As a simple example, I'm trying to create the following shared weight neural network:
The connections shown in rectangles I would like to be shared, in that the weights along each path are the same (swapping the input vector [x,y] with [y,x] should yield the same output).
I attempted to build this architecture with the following code:
from pybrain.structure.modules.linearlayer import LinearLayer
from pybrain.structure.modules.sigmoidlayer import SigmoidLayer
from pybrain.structure.moduleslice import ModuleSlice
from pybrain.structure.networks.feedforward import FeedForwardNetwork
from pybrain.structure.connections.shared import MotherConnection,SharedFullConnection
net=FeedForwardNetwork()
# make modules
inp=LinearLayer(2,name='input')
h1=SigmoidLayer(2,name='hidden')
outp=LinearLayer(1,name='output')
# now add modules
net.addOutputModule(outp)
net.addInputModule(inp)
net.addModule(h1)
# now we need to create the connections
mc=MotherConnection(2,name='mother')
mc2=MotherConnection(2,name='mother2')
topInput=ModuleSlice(inp,outSliceFrom=0,outSliceTo=1)
bottomInput=ModuleSlice(inp,outSliceFrom=1,outSliceTo=2)
topHidden=ModuleSlice(h1,inSliceFrom=0,inSliceTo=1)
bottomHidden=ModuleSlice(h1,inSliceFrom=1,inSliceTo=2)
net.addConnection(SharedFullConnection(mc,topInput,topHidden))
net.addConnection(SharedFullConnection(mc,bottomInput,bottomHidden))
net.addConnection(SharedFullConnection(mc2,topHidden,outp))
net.addConnection(SharedFullConnection(mc2,bottomHidden,outp))
# finish up
net.sortModules()
#print net.activate([2,1])
In the above code I created two MotherConnections, mc and mc2, the idea being that these two objects would hold the shared weights in my first and second rectangle, respectively, shown in the figure. I then used ModuleSlice to divvy up the input module and the hidden module into two groups. I then tried to addConnections using the mc and mc2 containers to connect these paths.
I do not get an error by running the above code. But if I try to test the network by uncommenting the net.activate statement at the end, I get the following error:
Traceback (most recent call last):
File "test.py", line 38, in <module>
print net.activate([2,1])
File "/usr/local/lib/python2.7/dist-packages/PyBrain-0.3.1-py2.7.egg/pybrain/structure/networks/feedforward.py", line 19, in activate
return super(FeedForwardNetworkComponent, self).activate(inpt)
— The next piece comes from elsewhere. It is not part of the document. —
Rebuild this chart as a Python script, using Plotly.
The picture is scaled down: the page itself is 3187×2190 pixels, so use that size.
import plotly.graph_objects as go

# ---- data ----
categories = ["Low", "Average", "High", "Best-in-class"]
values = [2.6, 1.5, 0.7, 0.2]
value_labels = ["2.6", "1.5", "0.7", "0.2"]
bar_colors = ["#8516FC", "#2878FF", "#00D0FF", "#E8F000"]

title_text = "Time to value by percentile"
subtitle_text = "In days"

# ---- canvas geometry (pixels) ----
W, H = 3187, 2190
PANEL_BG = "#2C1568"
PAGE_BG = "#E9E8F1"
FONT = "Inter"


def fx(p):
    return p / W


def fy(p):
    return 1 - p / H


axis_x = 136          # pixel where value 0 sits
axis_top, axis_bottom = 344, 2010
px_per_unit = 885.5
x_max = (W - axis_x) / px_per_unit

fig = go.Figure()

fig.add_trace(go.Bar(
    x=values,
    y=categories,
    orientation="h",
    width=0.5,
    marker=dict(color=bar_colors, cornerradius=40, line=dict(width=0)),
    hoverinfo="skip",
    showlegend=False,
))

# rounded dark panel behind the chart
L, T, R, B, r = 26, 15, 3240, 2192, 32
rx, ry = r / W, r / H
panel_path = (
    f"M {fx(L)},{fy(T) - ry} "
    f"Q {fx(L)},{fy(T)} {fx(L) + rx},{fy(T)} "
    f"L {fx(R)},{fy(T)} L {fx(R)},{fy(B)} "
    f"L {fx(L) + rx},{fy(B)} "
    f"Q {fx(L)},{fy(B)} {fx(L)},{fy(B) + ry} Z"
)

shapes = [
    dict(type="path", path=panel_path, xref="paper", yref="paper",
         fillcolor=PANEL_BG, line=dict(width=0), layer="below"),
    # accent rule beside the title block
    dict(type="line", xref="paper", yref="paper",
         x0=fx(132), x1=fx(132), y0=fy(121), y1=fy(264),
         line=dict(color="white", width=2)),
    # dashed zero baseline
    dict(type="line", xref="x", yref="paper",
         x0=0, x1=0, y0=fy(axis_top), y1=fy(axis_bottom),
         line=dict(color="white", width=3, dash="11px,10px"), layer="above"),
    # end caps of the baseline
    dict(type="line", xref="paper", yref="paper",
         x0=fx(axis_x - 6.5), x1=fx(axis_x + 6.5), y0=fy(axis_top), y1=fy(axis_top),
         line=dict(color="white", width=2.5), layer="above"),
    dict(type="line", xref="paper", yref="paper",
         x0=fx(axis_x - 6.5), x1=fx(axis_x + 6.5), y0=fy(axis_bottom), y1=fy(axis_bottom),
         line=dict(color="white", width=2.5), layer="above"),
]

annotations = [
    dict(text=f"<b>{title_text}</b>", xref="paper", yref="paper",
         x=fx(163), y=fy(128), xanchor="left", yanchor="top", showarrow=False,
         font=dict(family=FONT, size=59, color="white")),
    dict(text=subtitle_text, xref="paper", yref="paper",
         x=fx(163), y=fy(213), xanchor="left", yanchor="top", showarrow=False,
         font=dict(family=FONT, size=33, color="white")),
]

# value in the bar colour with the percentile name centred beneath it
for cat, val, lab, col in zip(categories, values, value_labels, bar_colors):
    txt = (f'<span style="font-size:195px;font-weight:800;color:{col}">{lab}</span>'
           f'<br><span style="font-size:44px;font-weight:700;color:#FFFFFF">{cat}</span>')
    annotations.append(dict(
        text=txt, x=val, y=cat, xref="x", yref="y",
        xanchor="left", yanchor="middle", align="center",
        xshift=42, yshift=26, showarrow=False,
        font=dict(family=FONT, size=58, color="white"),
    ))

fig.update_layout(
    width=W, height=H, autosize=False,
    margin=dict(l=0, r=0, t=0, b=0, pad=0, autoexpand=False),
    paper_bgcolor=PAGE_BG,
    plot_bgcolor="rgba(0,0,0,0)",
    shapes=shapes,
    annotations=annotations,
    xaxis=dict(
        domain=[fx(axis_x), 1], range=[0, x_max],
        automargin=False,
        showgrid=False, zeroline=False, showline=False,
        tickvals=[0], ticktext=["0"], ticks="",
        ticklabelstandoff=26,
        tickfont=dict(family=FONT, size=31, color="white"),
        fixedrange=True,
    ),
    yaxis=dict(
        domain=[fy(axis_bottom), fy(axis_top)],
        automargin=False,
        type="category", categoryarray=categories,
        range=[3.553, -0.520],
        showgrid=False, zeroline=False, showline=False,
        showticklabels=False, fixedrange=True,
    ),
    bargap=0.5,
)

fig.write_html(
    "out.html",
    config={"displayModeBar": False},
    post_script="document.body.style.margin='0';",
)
File "/usr/local/lib/python2.7/dist-packages/PyBrain-0.3.1- py2.7.egg/pybrain/structure/modules/module.py", line 123, in activate
self.forward()
File "/usr/local/lib/python2.7/dist-packages/PyBrain-0.3.1-py2.7.egg/pybrain/structure/modules/module.py", line 75, in forward
self.outputbuffer[self.offset])
File "/usr/local/lib/python2.7/dist-packages/PyBrain-0.3.1- py2.7.egg/pybrain/structure/networks/feedforward.py", line 32, in _forwardImplementation
c.forward()
File "/usr/local/lib/python2.7/dist-packages/PyBrain-0.3.1-py2.7.egg/pybrain/structure/connections/connection.py", line 77, in forward
self.outmod.inputbuffer[outmodOffset, self.outSliceFrom:self.outSliceTo])
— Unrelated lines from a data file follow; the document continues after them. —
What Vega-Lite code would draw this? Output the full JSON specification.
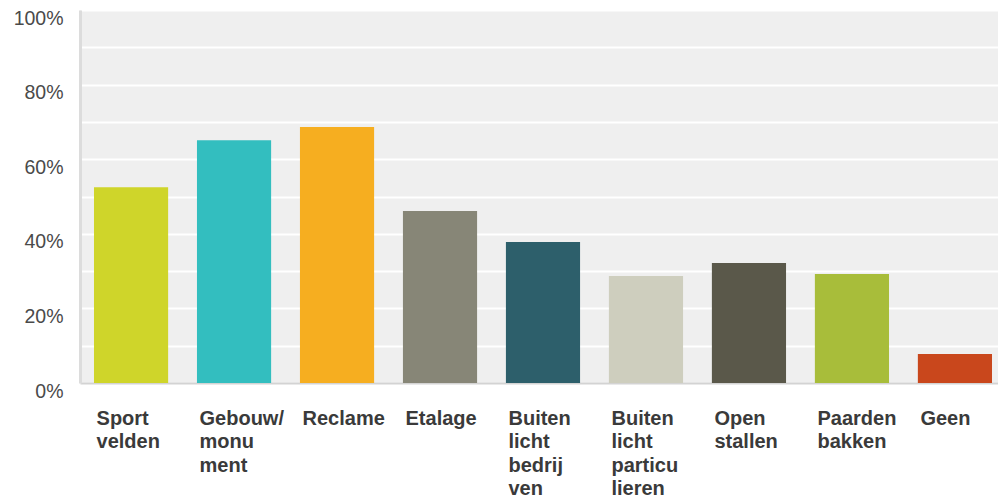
{
  "$schema": "https://vega.github.io/schema/vega-lite/v6.json",
  "autosize": {"type": "none"},
  "width": 918,
  "height": 373,
  "padding": {"left": 80, "top": 10, "right": 0, "bottom": 116},
  "background": "white",
  "config": {
    "view": {"fill": "#efefef", "stroke": null},
    "font": "Liberation Sans"
  },
  "data": {
    "values": [
      {"category": "Sport|velden", "value": 52.5, "color": "#CFD52A"},
      {"category": "Gebouw/|monu|ment", "value": 65.1, "color": "#33BEBF"},
      {"category": "Reclame", "value": 68.6, "color": "#F6AE20"},
      {"category": "Etalage", "value": 46.1, "color": "#878677"},
      {"category": "Buiten|licht|bedrij|ven", "value": 37.8, "color": "#2D5F6B"},
      {"category": "Buiten|licht|particu|lieren", "value": 28.7, "color": "#CECEBE"},
      {"category": "Open|stallen", "value": 32.2, "color": "#5A584A"},
      {"category": "Paarden|bakken", "value": 29.2, "color": "#A8BD3A"},
      {"category": "Geen", "value": 7.8, "color": "#C9471C"}
    ]
  },
  "mark": {"type": "bar"},
  "encoding": {
    "x": {
      "field": "category",
      "type": "nominal",
      "sort": null,
      "scale": {"paddingInner": 0.28, "paddingOuter": 0.097, "align": 0.7},
      "axis": {
        "title": null,
        "labelAngle": 0,
        "labelAlign": "left",
        "labelBaseline": "top",
        "labelOffset": -34.5,
        "labelPadding": 25,
        "labelExpr": "split(datum.label, '|')",
        "labelLineHeight": 23.5,
        "labelFont": "Liberation Sans",
        "labelFontSize": 20,
        "labelFontWeight": "bold",
        "labelColor": "#3a3a3a",
        "labelLimit": 0,
        "labelOverlap": false,
        "ticks": false,
        "domainColor": "#d3d3d3",
        "domainWidth": 2
      }
    },
    "y": {
      "field": "value",
      "type": "quantitative",
      "scale": {"domain": [0, 100], "nice": false},
      "axis": {
        "title": null,
        "values": [0, 10, 20, 30, 40, 50, 60, 70, 80, 90, 100],
        "labelExpr": "datum.value % 20 == 0 ? datum.value + '%' : ''",
        "labelFont": "Liberation Sans",
        "labelFontSize": 19.5,
        "labelColor": "#4a4a4a",
        "labelBaseline": "alphabetic",
        "labelOffset": 14,
        "labelPadding": 17,
        "ticks": false,
        "gridColor": "white",
        "gridWidth": 2,
        "domainColor": "#dcdcdc",
        "domainWidth": 3
      }
    },
    "color": {"field": "color", "type": "nominal", "scale": null, "legend": null}
  }
}
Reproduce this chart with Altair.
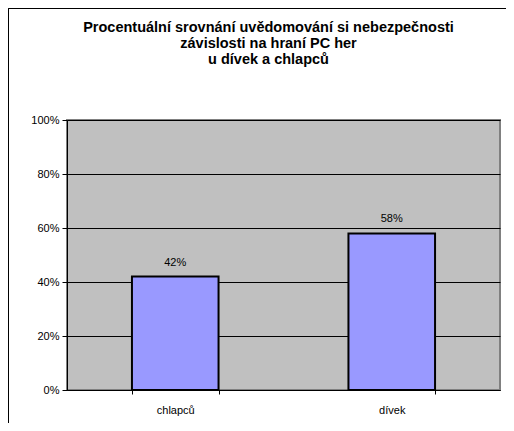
import altair as alt
import pandas as pd

categories = ["chlapců", "dívek"]
values = [0.42, 0.58]
title_lines = ["Procentuální srovnání uvědomování si nebezpečnosti",
               "závislosti na hraní PC her",
               "u dívek a chlapců"]

df = pd.DataFrame({"kategorie": categories, "podil": values})
FONT = "Liberation Sans"

x = alt.X("kategorie:N", sort=categories, title=None,
          scale=alt.Scale(paddingInner=0.6, paddingOuter=0.3),
          axis=alt.Axis(labelAngle=0, labelFontSize=11, labelFont=FONT, labelColor="#000",
                        labelPadding=10, tickBand="extent", tickSize=4, tickColor="#000",
                        domainColor="#000", grid=False))
y = alt.Y("podil:Q", title=None,
          scale=alt.Scale(domain=[0, 1], nice=False),
          axis=alt.Axis(values=[0, 0.2, 0.4, 0.6, 0.8, 1.0], format=".0%",
                        labelFontSize=11, labelFont=FONT, labelColor="#000",
                        tickSize=5, tickColor="#000", domainColor="#000",
                        labelPadding=3, grid=True, gridColor="#000", gridOpacity=1,
                        gridWidth=1))

frame = alt.Chart(df).mark_rect(fill=None, stroke="#000", strokeWidth=1, clip=False).encode(
    x=alt.value(-58.5), x2=alt.value(600), y=alt.value(-111.5), y2=alt.value(500))

bars = alt.Chart(df).mark_bar(color="#9999FF", stroke="#000", strokeWidth=2).encode(x=x, y=y)
labels = alt.Chart(df).mark_text(baseline="bottom", dy=-9, fontSize=11, font=FONT, color="#000").encode(
    x=alt.X("kategorie:N", sort=categories), y="podil:Q", text=alt.Text("podil:Q", format=".0%"))

chart = alt.layer(frame, bars, labels).properties(
    width=433, height=270,
    title=alt.TitleParams(text=title_lines, fontSize=14.5, fontWeight="bold", font=FONT,
                          color="#000", lineHeight=16, offset=-59, dx=-15, anchor="middle",
                          frame="group"),
    autosize=alt.AutoSizeParams(type="none"),
    padding={"left": 59, "top": 112, "right": 6, "bottom": 33},
).configure_view(fill="#C0C0C0", stroke="#808080", strokeWidth=2)

chart.save("out.html", embed_options={"renderer": "svg", "actions": False})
File "/usr/local/lib/python2.7/dist-packages/PyBrain-0.3.1-py2.7.egg/pybrain/structure/connections/shared.py", line 64, in _forwardImplementation
FullConnection._forwardImplementation(self, inbuf, outbuf)
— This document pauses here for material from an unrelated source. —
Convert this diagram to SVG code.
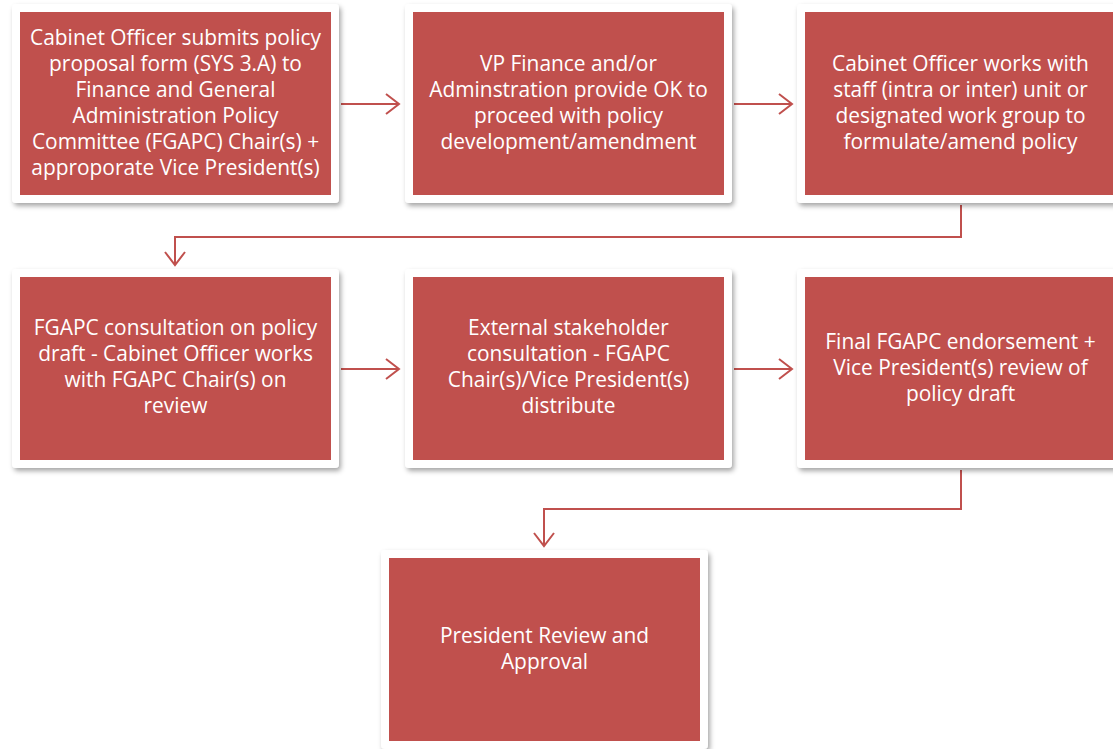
<svg xmlns="http://www.w3.org/2000/svg" width="1113" height="749" viewBox="0 0 1113 749">
<defs>
<filter id="sh" x="-10%" y="-10%" width="120%" height="125%">
<feDropShadow dx="2" dy="3" stdDeviation="2.5" flood-color="#000" flood-opacity="0.35"/>
</filter>
<marker id="ah" markerWidth="16" markerHeight="22" refX="14" refY="11" orient="auto" markerUnits="userSpaceOnUse">
<path d="M1,1 L14,11 L1,21" fill="none" stroke="#C0504D" stroke-width="2"/>
</marker>
<style>
.fr{fill:#fff;filter:url(#sh)}
.bx{fill:#C0504D}
.t{font-family:"Open Sans","Liberation Sans",sans-serif;font-size:20.9px;fill:#fff;text-anchor:middle}
.c{fill:none;stroke:#C0504D;stroke-width:2}
</style>
</defs>
<rect width="1113" height="749" fill="#fff"/>
<g id="connectors">
<line class="c" x1="341" y1="104" x2="399" y2="104" marker-end="url(#ah)"/>
<line class="c" x1="734" y1="104" x2="792" y2="104" marker-end="url(#ah)"/>
<polyline class="c" points="961,205 961,237 175,237 175,265" marker-end="url(#ah)"/>
<line class="c" x1="341" y1="369" x2="399" y2="369" marker-end="url(#ah)"/>
<line class="c" x1="734" y1="369" x2="792" y2="369" marker-end="url(#ah)"/>
<polyline class="c" points="961,470 961,509 544,509 544,546" marker-end="url(#ah)"/>
</g>
<g id="n1">
<rect class="fr" x="12" y="4" width="327" height="199" rx="4"/>
<rect class="bx" x="20" y="12" width="311" height="183"/>
<text class="t" x="175.5" y="45">Cabinet Officer submits policy<tspan x="175.5" dy="26">proposal form (SYS 3.A) to</tspan><tspan x="175.5" dy="26">Finance and General</tspan><tspan x="175.5" dy="26">Administration Policy</tspan><tspan x="175.5" dy="26">Committee (FGAPC) Chair(s) +</tspan><tspan x="175.5" dy="26">approporate Vice President(s)</tspan></text>
</g>
<g id="n2">
<rect class="fr" x="405" y="4" width="327" height="199" rx="4"/>
<rect class="bx" x="413" y="12" width="311" height="183"/>
<text class="t" x="568.5" y="71">VP Finance and/or<tspan x="568.5" dy="26">Adminstration provide OK to</tspan><tspan x="568.5" dy="26">proceed with policy</tspan><tspan x="568.5" dy="26">development/amendment</tspan></text>
</g>
<g id="n3">
<rect class="fr" x="797" y="4" width="327" height="199" rx="4"/>
<rect class="bx" x="805" y="12" width="311" height="183"/>
<text class="t" x="960.5" y="71">Cabinet Officer works with<tspan x="960.5" dy="26">staff (intra or inter) unit or</tspan><tspan x="960.5" dy="26">designated work group to</tspan><tspan x="960.5" dy="26">formulate/amend policy</tspan></text>
</g>
<g id="n4">
<rect class="fr" x="12" y="269" width="327" height="199" rx="4"/>
<rect class="bx" x="20" y="277" width="311" height="183"/>
<text class="t" x="175.5" y="335">FGAPC consultation on policy<tspan x="175.5" dy="26">draft - Cabinet Officer works</tspan><tspan x="175.5" dy="26">with FGAPC Chair(s) on</tspan><tspan x="175.5" dy="26">review</tspan></text>
</g>
<g id="n5">
<rect class="fr" x="405" y="269" width="327" height="199" rx="4"/>
<rect class="bx" x="413" y="277" width="311" height="183"/>
<text class="t" x="568.5" y="335">External stakeholder<tspan x="568.5" dy="26">consultation - FGAPC</tspan><tspan x="568.5" dy="26">Chair(s)/Vice President(s)</tspan><tspan x="568.5" dy="26">distribute</tspan></text>
</g>
<g id="n6">
<rect class="fr" x="797" y="269" width="327" height="199" rx="4"/>
<rect class="bx" x="805" y="277" width="311" height="183"/>
<text class="t" x="960.5" y="349">Final FGAPC endorsement +<tspan x="960.5" dy="26">Vice President(s) review of</tspan><tspan x="960.5" dy="26">policy draft</tspan></text>
</g>
<g id="n7">
<rect class="fr" x="381" y="550" width="327" height="199" rx="4"/>
<rect class="bx" x="389" y="558" width="311" height="183"/>
<text class="t" x="544.5" y="643">President Review and<tspan x="544.5" dy="26">Approval</tspan></text>
</g>
</svg>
File "/usr/local/lib/python2.7/dist-packages/PyBrain-0.3.1-py2.7.egg/pybrain/structure/connections/full.py", line 19, in _forwardImplementation
outbuf += dot(reshape(self.params, (self.outdim, self.indim)), inbuf)
File "/usr/lib/python2.7/dist-packages/numpy/core/fromnumeric.py", line 171, in reshape
return reshape(newshape, order=order)
ValueError: total size of new array must be unchanged
so I imagine I must be misunderstanding something about the way this is set up. Many thanks to anyone who can point out where in my understanding of these commands I'm going astray!